A resolution, on the other hand, is the town board’s official recognition of an action or event without actually making law. For example, a resolution was passed changing the fee schedule and hours of operation of the Gardiner Recycling Center. Another example of a resolution declares the month of May to be Gardiner’s Building Safety Month, sponsored by Hank Vance, Building Inspector.
Resolutions don’t have the force of law, though if passed, they certainly tell the public which way the wind is blowing. Some resolutions simply mark a fiscal event or recognize a contribution, to name just a few uses of resolutions. An example of a law, on the other hand, is our law that mandates Planning Board members must have certain hours of education on town law.

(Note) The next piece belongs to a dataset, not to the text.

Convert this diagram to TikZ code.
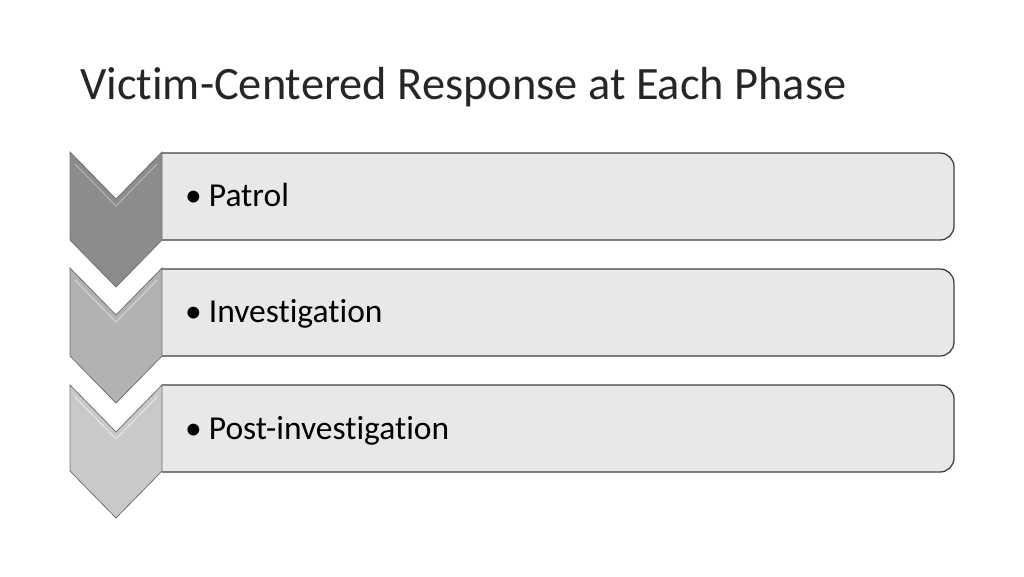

By the time a law “goes on the books” and actually changes the way we live, it has traveled a long road. This road begins with someone’s (or a committee’s) idea about how to fix a problem, streamline a disorganized procedure, or create something new. That individual or committee must then bring the idea to the supervisor or to a Town Board member who can introduce the concept to the board. In addition, the Association of Towns, a local organization of which Gardiner is a member, researches a proposed law to check on its constitutionality and, in cases where the proposed law will impose fees on the public, check on its legal ability to do that.
There is an established procedure for making a new law and there are guidelines to follow from New York State. If there is a general consensus on the Town Board after the concept is introduced, the draft law usually goes to an attorney hired by the Town for correct wording. Once the draft of the law is written and reviewed by the Supervisor and the Town Board, it goes to public hearing at a Town Board meeting, focusing on input from citizens of Gardiner. Using this feedback, and further discussion, the proposed law may be amended, scrapped or continue in its original form. Finally, the Town Board votes on whether or not to create the law.
If you want to see the law of the Town of Gardiner, you can go to the town website at http://townofgardiner.org. Do you think you have a good idea for a new law in the Town of Gardiner? Let’s say you want a law with penalties for keeping a building on Main Street vacant or with the grass wild. You would contact a Town Board member and discuss it with him or her. Become part of the process!